Plotting code records
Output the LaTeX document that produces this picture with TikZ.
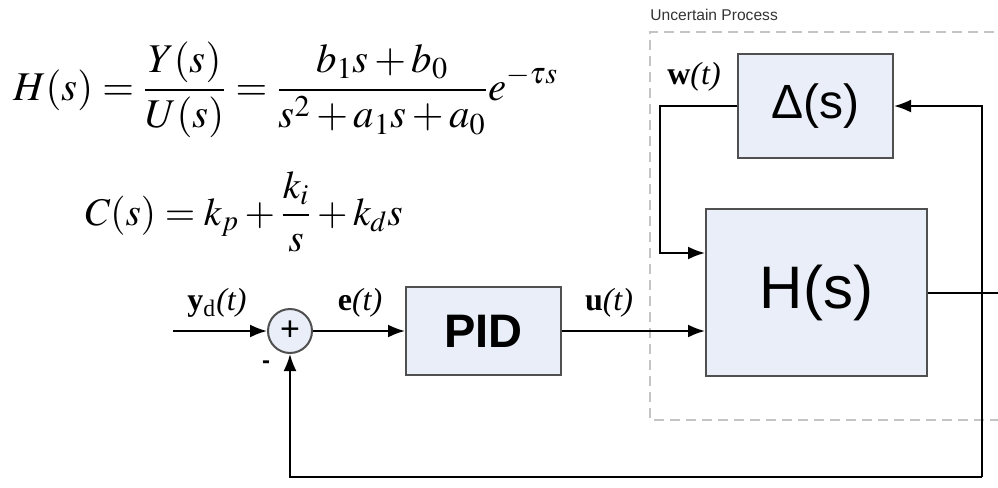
\documentclass[tikz,border=0pt]{standalone}
\usepackage{mathptmx}
\usepackage[no-math]{fontspec}
\setmainfont{Liberation Serif}
\setsansfont{Liberation Sans}
\usetikzlibrary{arrows.meta,positioning}

\definecolor{blockfill}{HTML}{EAEEF8}
\definecolor{blockline}{HTML}{505050}
\definecolor{dashline}{HTML}{C4C4C4}

\tikzset{
  block/.style={draw=blockline,fill=blockfill,line width=1pt,font=\sffamily},
  sig/.style={line width=1pt,-{Latex[length=8.5pt,width=6.5pt]}},
  wire/.style={line width=1pt},
  siglabel/.style={inner sep=0pt,font=\fontsize{16}{18}\selectfont},
  eqn/.style={anchor=base west,inner sep=0pt},
}

\begin{document}
\begin{tikzpicture}[x=0.5pt,y=-0.5pt]
\useasboundingbox (0,0) rectangle (998,488);

% uncertain process frame
\draw[dashline,line width=1pt,dash pattern=on 5pt off 3pt] (1010,32) -- (650,32) -- (650,420) -- (1010,420);
\node[anchor=west,inner sep=0pt,font=\sffamily\fontsize{7.8}{9}\selectfont,text=black!80] (proc) at (650,15) {Uncertain Process};

% plant and controller
\node[eqn,font=\fontsize{20.4}{24}\selectfont] (eqh) at (13,100) {$\displaystyle H(s)=\frac{Y(s)}{U(s)}=\frac{b_1s+b_0}{s^2+a_1s+a_0}e^{-\tau s}$};
\node[eqn,font=\fontsize{19.6}{23}\selectfont] (eqc) at (85,225) {$\displaystyle C(s)=k_p+\frac{k_i}{s}+k_ds$};

% blocks
\node[block,circle,minimum size=22pt,inner sep=0pt,font=\sffamily\fontsize{17}{17}\selectfont] (sum) at (290,331) {+};
\node[block,minimum width=77.5pt,minimum height=44pt,font=\sffamily\bfseries\fontsize{23.5}{24}\selectfont] (pid) at (483.5,331) {PID};
\node[block,minimum width=110.5pt,minimum height=83.5pt,font=\sffamily\fontsize{30}{30}\selectfont] (hs) at (816.5,292.5) {H(s)};
\node[block,minimum width=77.5pt,minimum height=52pt,font=\sffamily\fontsize{24}{24}\selectfont] (delta) at (815.5,106) {Δ(s)};

% corners of the loops
\coordinate (yin) at (173,331);
\coordinate (wleft) at (660,106);
\coordinate (wdown) at (660,253);
\coordinate (hout) at (998,292.5);
\coordinate (fbcorner) at (982,477);
\coordinate (fbleft) at (290,477);

% signals
\draw[sig] (yin) -- (sum.west);
\draw[sig] (sum) -- (pid);
\draw[sig] (pid.east) -- (pid.east -| hs.west);
\draw[sig] (delta.west) -- (wleft) -- (wdown) -- (wdown -| hs.west);
\draw[wire] (hs.east) -- (hout);
\draw[sig] (fbcorner) -- (fbcorner |- delta.east) -- (delta.east);
\draw[sig] (fbcorner) -- (fbleft) -- (sum.south);

% signal names
\node[siglabel] (yd) at (217,303) {\textbf{y}\textsubscript{d}\textit{(t)}};
\node[siglabel] (e) at (360,303) {\textbf{e}\textit{(t)}};
\node[siglabel] (u) at (609,303) {\textbf{u}\textit{(t)}};
\node[siglabel] (w) at (694,77) {\textbf{w}\textit{(t)}};
\node[inner sep=0pt,font=\sffamily\bfseries\fontsize{12}{12}\selectfont] (minus) at (266,365) {-};
\end{tikzpicture}
\end{document}
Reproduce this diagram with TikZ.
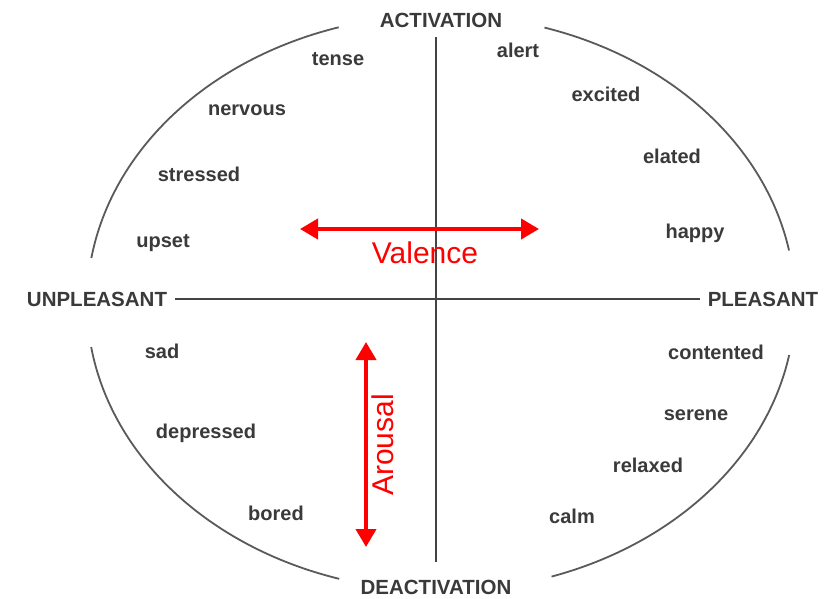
\documentclass[tikz,border=0pt]{standalone}
\usepackage{fontspec}
\setmainfont{Liberation Sans}
\usetikzlibrary{arrows.meta}
\definecolor{ink}{HTML}{3A3A3A}
\definecolor{rim}{HTML}{5A5A5A}
\definecolor{axis}{HTML}{444444}
\definecolor{vred}{HTML}{FF0000}
\tikzset{
  word/.style={text=ink,font=\bfseries\fontsize{20}{20}\selectfont,inner sep=0pt},
  pole/.style={text=ink,font=\bfseries\fontsize{20.5}{20.5}\selectfont,inner sep=0pt},
  rimline/.style={draw=rim,line width=1.8pt},
  axisline/.style={draw=axis,line width=2pt},
  redarrow/.style={draw=vred,line width=4pt,{Triangle[length=18pt,width=20pt]}-{Triangle[length=18pt,width=20pt]}},
  redlabel/.style={text=vred,font=\fontsize{30}{30}\selectfont,inner sep=0pt}
}
\begin{document}
\begin{tikzpicture}[x=1pt,y=-1pt]
\useasboundingbox[fill=white] (0,0) rectangle (833,599);
% ellipse arcs (centre 441,303; a=354, b=288)
\draw[rimline] (441,303) ++({354*cos(10.5)},{-288*sin(10.5)}) arc[start angle=-10.5,end angle=-73,x radius=354,y radius=288];
\draw[rimline] (441,303) ++({354*cos(106.8)},{-288*sin(106.8)}) arc[start angle=-106.8,end angle=-171,x radius=354,y radius=288];
\draw[rimline] (441,303) ++({354*cos(188.8)},{-288*sin(188.8)}) arc[start angle=-188.8,end angle=-253.3,x radius=354,y radius=288];
\draw[rimline] (441,303) ++({354*cos(288.2)},{-288*sin(288.2)}) arc[start angle=-288.2,end angle=-349.6,x radius=354,y radius=288];
% pole labels
\node[pole] (act) at (441,20) {ACTIVATION};
\node[pole] (deact) at (436,587) {DEACTIVATION};
\node[pole] (unpl) at (97,299) {UNPLEASANT};
\node[pole] (pl) at (763,299) {PLEASANT};
% axes
\coordinate (vt) at (436,37);
\coordinate (vb) at (436,562);
\coordinate (hl) at (175,299);
\coordinate (hr) at (700,299);
\draw[axisline] (vt) -- (vb);
\draw[axisline] (hl) -- (hr);
% words
\node[word] (tense) at (338,59) {tense};
\node[word] (nervous) at (247,110) {nervous};
\node[word] (stressed) at (199,174) {stressed};
\node[word] (upset) at (163,243) {upset};
\node[word] (alert) at (518,50) {alert};
\node[word] (excited) at (606,94) {excited};
\node[word] (elated) at (672,156) {elated};
\node[word] (happy) at (695,233) {happy};
\node[word] (sad) at (162,351) {sad};
\node[word] (depressed) at (206,433) {depressed};
\node[word] (bored) at (276,513) {bored};
\node[word] (contented) at (716,352) {contented};
\node[word] (serene) at (696,415) {serene};
\node[word] (relaxed) at (648,465) {relaxed};
\node[word] (calm) at (572,516) {calm};
% red arrows
\coordinate (vl) at (300,229);
\coordinate (vr) at (539,229);
\draw[redarrow] (vl) -- (vr);
\node[redlabel] (valence) at (425,253) {Valence};
\coordinate (au) at (366,342);
\coordinate (ad) at (366,547);
\draw[redarrow] (au) -- (ad);
\node[redlabel,rotate=90] (arousal) at (383,445) {Arousal};
\end{tikzpicture}
\end{document}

**WHAT IS NEEDED**
Copy nothing but the lines from the first one in the listing through the line with "(fbleft) at (290,477);", and omit the pictures.

**SOLUTION**
Output the LaTeX document that produces this picture with TikZ.
\documentclass[tikz,border=0pt]{standalone}
\usepackage{mathptmx}
\usepackage[no-math]{fontspec}
\setmainfont{Liberation Serif}
\setsansfont{Liberation Sans}
\usetikzlibrary{arrows.meta,positioning}

\definecolor{blockfill}{HTML}{EAEEF8}
\definecolor{blockline}{HTML}{505050}
\definecolor{dashline}{HTML}{C4C4C4}

\tikzset{
  block/.style={draw=blockline,fill=blockfill,line width=1pt,font=\sffamily},
  sig/.style={line width=1pt,-{Latex[length=8.5pt,width=6.5pt]}},
  wire/.style={line width=1pt},
  siglabel/.style={inner sep=0pt,font=\fontsize{16}{18}\selectfont},
  eqn/.style={anchor=base west,inner sep=0pt},
}

\begin{document}
\begin{tikzpicture}[x=0.5pt,y=-0.5pt]
\useasboundingbox (0,0) rectangle (998,488);

% uncertain process frame
\draw[dashline,line width=1pt,dash pattern=on 5pt off 3pt] (1010,32) -- (650,32) -- (650,420) -- (1010,420);
\node[anchor=west,inner sep=0pt,font=\sffamily\fontsize{7.8}{9}\selectfont,text=black!80] (proc) at (650,15) {Uncertain Process};

% plant and controller
\node[eqn,font=\fontsize{20.4}{24}\selectfont] (eqh) at (13,100) {$\displaystyle H(s)=\frac{Y(s)}{U(s)}=\frac{b_1s+b_0}{s^2+a_1s+a_0}e^{-\tau s}$};
\node[eqn,font=\fontsize{19.6}{23}\selectfont] (eqc) at (85,225) {$\displaystyle C(s)=k_p+\frac{k_i}{s}+k_ds$};

% blocks
\node[block,circle,minimum size=22pt,inner sep=0pt,font=\sffamily\fontsize{17}{17}\selectfont] (sum) at (290,331) {+};
\node[block,minimum width=77.5pt,minimum height=44pt,font=\sffamily\bfseries\fontsize{23.5}{24}\selectfont] (pid) at (483.5,331) {PID};
\node[block,minimum width=110.5pt,minimum height=83.5pt,font=\sffamily\fontsize{30}{30}\selectfont] (hs) at (816.5,292.5) {H(s)};
\node[block,minimum width=77.5pt,minimum height=52pt,font=\sffamily\fontsize{24}{24}\selectfont] (delta) at (815.5,106) {Δ(s)};

% corners of the loops
\coordinate (yin) at (173,331);
\coordinate (wleft) at (660,106);
\coordinate (wdown) at (660,253);
\coordinate (hout) at (998,292.5);
\coordinate (fbcorner) at (982,477);
\coordinate (fbleft) at (290,477);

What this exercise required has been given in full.